Plotting code records:
-------

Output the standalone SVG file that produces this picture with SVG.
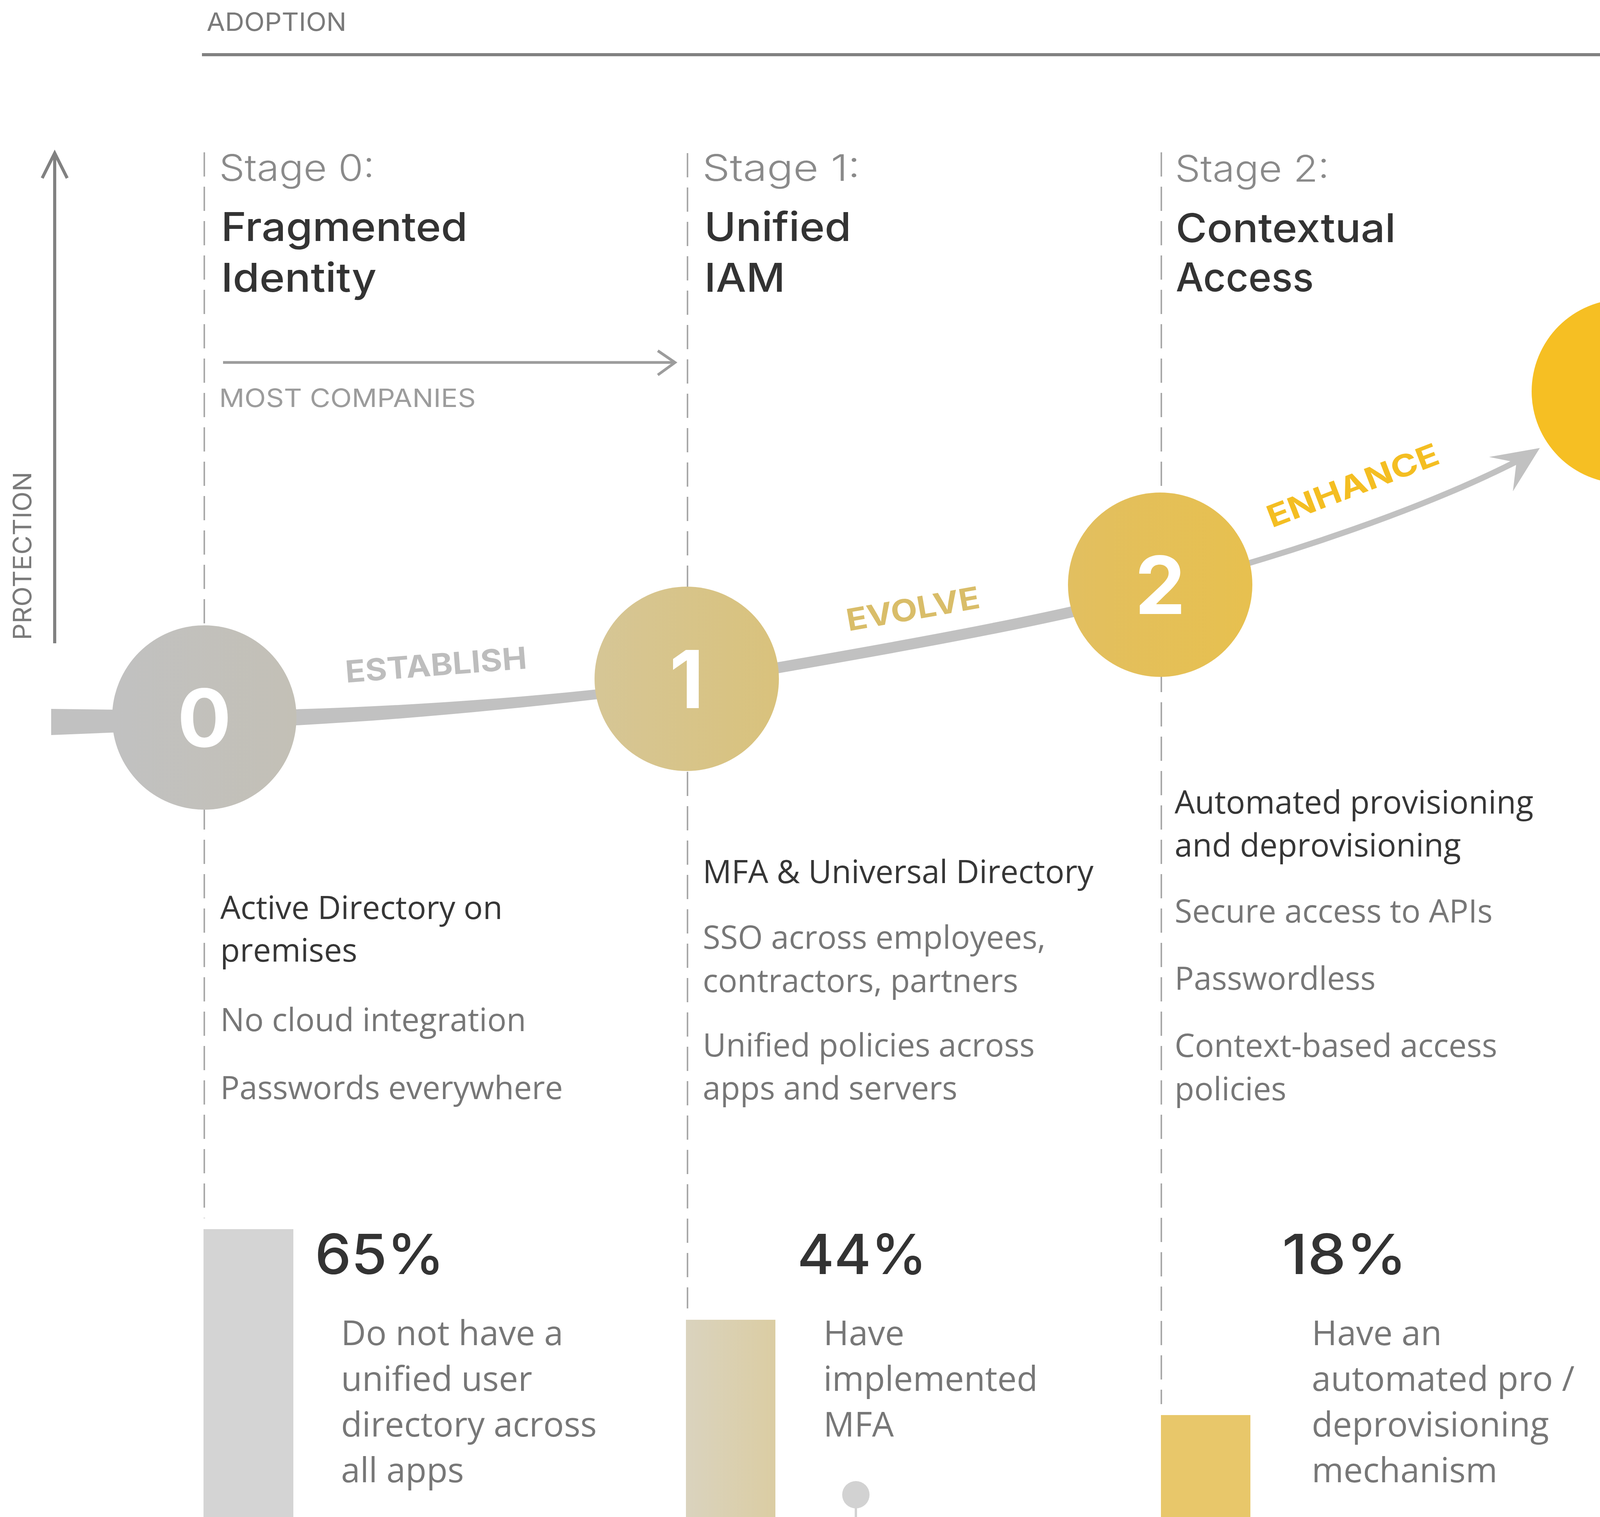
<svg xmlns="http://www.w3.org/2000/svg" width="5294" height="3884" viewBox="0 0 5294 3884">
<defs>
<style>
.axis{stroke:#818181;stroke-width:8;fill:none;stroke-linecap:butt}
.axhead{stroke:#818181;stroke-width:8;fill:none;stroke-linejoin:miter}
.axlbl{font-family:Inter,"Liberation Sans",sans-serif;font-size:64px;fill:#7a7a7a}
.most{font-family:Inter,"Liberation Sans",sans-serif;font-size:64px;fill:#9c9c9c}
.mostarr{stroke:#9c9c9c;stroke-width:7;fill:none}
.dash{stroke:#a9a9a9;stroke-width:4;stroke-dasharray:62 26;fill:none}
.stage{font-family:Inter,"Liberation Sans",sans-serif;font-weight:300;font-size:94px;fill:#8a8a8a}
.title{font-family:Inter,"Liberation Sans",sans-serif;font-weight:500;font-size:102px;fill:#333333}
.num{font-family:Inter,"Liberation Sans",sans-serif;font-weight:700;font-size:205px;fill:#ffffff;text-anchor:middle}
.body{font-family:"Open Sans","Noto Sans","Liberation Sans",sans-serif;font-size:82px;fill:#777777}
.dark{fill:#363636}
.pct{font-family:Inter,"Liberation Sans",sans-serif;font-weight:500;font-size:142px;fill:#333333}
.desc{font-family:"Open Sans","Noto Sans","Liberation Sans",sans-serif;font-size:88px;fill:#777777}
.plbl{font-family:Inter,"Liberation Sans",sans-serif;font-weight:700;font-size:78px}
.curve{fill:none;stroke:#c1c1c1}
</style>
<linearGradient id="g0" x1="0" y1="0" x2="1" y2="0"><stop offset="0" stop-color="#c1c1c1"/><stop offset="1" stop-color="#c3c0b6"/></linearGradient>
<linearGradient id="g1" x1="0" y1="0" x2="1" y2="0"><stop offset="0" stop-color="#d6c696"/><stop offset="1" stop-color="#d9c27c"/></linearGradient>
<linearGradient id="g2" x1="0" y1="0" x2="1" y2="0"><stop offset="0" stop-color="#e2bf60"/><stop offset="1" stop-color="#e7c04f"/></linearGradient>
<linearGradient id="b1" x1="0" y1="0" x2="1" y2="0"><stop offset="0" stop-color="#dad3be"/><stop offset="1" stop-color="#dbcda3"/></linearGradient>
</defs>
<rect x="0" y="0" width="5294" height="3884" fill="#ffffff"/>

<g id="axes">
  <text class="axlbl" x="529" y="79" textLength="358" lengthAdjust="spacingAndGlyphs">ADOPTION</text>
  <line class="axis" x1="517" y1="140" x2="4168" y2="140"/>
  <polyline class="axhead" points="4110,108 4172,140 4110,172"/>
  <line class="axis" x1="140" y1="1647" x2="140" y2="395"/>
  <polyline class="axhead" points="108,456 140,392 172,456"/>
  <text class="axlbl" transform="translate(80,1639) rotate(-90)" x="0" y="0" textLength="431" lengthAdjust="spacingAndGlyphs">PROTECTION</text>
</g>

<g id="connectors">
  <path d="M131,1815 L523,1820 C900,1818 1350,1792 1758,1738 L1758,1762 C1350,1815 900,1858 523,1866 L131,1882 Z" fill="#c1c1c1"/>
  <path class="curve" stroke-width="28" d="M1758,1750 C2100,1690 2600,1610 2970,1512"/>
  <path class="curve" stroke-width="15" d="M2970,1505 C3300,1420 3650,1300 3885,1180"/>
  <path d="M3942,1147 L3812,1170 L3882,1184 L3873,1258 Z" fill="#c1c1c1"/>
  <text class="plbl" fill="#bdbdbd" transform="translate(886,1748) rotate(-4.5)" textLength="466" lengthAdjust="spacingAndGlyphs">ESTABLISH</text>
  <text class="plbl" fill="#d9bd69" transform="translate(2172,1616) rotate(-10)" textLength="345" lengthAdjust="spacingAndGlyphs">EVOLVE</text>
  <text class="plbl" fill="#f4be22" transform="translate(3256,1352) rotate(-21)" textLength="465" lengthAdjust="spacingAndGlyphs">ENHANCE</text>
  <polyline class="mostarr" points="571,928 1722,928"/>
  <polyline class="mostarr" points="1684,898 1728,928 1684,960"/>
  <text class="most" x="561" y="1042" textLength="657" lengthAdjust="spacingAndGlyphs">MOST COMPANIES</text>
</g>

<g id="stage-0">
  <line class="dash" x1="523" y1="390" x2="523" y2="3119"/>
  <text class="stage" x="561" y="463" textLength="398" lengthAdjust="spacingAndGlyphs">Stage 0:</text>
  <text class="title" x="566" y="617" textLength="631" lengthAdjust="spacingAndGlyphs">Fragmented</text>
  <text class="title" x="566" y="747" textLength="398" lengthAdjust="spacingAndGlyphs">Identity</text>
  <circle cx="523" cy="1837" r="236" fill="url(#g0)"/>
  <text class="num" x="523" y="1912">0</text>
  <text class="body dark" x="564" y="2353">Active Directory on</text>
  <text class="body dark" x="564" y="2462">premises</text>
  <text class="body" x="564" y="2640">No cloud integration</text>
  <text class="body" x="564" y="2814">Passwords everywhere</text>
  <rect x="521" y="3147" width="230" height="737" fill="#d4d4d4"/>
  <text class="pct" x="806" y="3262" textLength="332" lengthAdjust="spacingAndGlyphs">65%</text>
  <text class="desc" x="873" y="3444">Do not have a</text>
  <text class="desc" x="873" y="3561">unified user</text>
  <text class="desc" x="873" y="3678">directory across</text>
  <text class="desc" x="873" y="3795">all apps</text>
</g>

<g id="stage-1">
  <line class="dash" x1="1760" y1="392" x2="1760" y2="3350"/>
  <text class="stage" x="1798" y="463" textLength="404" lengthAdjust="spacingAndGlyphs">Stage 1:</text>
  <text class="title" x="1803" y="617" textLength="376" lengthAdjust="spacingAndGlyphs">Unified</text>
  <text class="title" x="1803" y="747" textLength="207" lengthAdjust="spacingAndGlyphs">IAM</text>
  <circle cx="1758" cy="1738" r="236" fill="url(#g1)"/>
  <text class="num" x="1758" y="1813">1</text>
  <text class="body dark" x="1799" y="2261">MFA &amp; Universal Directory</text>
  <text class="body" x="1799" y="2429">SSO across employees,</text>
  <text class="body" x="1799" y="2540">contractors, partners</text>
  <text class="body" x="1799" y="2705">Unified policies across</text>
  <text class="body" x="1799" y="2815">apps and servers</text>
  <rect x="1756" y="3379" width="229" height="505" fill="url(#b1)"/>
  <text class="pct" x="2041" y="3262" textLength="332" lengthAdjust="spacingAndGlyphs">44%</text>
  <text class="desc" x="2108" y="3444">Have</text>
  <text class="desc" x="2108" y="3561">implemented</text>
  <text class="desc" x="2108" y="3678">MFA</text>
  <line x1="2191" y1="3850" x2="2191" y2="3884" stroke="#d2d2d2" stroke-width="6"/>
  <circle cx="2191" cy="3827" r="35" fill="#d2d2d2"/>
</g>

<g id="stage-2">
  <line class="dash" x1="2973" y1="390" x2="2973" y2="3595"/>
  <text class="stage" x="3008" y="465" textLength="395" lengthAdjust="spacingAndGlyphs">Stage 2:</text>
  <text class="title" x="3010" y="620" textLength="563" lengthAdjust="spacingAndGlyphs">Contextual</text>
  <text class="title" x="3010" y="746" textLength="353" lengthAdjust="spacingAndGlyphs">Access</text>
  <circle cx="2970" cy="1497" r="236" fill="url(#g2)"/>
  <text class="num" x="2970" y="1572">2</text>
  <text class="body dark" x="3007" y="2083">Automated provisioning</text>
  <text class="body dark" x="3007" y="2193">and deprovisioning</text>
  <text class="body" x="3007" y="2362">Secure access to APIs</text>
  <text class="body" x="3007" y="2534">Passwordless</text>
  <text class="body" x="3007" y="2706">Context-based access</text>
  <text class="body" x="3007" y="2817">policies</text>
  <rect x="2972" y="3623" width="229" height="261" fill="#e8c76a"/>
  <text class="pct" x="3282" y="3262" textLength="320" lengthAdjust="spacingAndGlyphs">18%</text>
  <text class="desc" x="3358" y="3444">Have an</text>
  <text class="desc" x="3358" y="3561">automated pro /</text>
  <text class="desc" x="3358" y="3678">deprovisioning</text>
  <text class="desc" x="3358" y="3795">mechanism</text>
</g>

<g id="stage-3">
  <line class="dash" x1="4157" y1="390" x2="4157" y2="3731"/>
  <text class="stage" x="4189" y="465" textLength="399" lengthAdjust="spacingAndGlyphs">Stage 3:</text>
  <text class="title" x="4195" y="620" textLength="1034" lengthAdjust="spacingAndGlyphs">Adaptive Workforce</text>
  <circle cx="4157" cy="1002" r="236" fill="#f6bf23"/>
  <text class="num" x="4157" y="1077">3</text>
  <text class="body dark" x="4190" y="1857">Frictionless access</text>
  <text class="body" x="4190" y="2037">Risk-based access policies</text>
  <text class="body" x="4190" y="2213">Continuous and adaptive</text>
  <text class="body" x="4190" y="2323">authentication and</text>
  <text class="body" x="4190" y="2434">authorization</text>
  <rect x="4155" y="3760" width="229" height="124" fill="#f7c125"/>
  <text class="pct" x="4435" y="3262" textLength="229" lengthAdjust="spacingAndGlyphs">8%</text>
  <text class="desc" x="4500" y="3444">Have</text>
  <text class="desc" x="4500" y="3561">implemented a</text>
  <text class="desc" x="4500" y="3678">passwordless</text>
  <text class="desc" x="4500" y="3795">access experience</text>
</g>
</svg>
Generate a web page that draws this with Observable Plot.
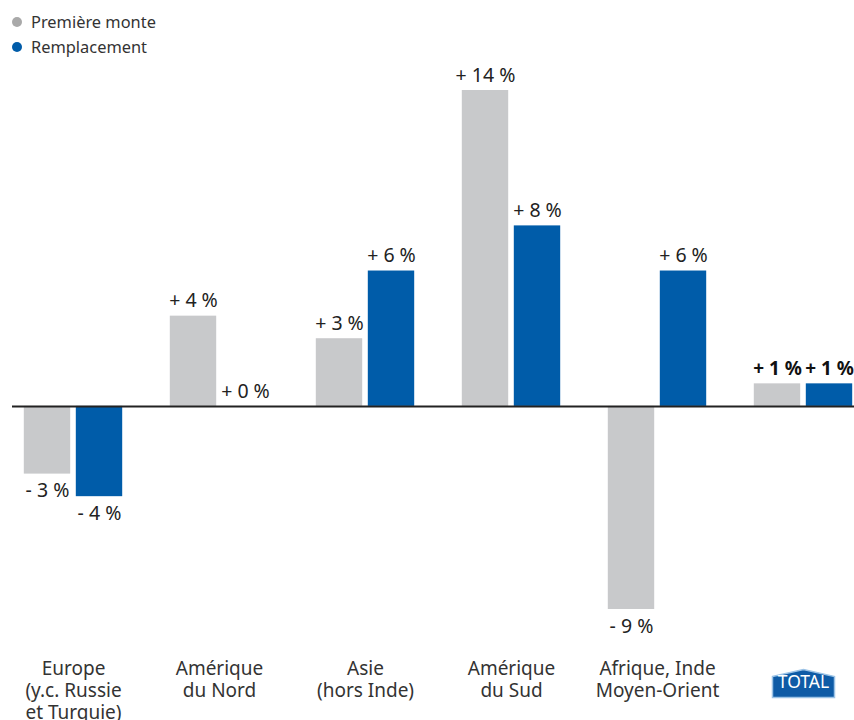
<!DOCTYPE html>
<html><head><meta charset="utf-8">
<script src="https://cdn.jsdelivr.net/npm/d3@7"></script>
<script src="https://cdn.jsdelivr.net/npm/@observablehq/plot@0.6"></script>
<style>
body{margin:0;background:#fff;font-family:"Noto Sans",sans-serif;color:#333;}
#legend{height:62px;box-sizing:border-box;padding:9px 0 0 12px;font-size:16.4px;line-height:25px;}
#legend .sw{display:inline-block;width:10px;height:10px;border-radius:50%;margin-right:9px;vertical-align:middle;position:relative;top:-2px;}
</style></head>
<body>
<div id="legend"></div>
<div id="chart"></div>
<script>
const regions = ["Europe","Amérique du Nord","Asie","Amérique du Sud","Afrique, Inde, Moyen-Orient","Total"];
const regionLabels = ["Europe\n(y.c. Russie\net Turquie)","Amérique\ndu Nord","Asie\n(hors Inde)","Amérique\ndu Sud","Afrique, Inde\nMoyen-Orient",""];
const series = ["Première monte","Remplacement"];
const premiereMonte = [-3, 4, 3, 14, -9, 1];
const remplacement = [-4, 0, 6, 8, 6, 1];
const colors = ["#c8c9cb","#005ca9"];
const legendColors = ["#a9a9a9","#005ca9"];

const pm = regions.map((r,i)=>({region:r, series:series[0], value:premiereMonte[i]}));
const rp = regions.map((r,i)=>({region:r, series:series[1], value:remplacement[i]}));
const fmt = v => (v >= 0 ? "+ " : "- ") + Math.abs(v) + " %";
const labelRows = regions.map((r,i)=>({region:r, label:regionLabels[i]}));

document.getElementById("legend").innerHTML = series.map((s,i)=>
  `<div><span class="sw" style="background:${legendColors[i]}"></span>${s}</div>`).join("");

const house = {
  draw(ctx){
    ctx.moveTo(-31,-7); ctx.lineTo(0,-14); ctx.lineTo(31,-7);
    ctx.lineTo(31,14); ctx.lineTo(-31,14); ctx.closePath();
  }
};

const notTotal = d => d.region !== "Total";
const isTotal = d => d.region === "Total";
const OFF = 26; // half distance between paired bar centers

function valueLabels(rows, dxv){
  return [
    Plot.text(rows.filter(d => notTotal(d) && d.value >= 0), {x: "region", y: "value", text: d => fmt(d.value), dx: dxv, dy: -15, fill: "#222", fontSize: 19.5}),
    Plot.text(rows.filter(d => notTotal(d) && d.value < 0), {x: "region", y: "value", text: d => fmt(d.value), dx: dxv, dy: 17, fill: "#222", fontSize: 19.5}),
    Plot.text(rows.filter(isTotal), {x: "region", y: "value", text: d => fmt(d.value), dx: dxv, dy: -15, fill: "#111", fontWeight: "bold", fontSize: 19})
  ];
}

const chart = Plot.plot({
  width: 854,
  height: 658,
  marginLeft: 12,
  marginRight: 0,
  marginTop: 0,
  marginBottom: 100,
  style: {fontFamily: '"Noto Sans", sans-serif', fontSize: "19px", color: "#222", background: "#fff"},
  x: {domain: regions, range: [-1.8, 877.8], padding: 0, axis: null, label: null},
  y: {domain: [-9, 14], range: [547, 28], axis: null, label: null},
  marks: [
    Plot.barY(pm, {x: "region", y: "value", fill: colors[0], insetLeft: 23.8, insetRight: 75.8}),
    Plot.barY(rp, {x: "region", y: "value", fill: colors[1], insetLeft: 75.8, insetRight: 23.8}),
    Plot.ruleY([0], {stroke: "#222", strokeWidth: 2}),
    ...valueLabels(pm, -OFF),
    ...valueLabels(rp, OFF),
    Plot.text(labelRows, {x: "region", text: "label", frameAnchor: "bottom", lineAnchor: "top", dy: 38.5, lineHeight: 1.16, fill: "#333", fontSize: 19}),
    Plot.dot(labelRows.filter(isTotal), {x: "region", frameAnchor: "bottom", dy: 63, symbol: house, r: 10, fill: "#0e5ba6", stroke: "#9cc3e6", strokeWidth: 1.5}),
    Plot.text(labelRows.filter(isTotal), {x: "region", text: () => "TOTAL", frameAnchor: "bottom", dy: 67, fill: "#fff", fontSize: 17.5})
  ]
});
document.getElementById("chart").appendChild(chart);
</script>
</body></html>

-------

__Given instruction__. Take every line from the data above that holds "with" and copy it out.

__Answer to the exercise__.
Output the standalone SVG file that produces this picture with SVG.
Generate a web page that draws this with Observable Plot.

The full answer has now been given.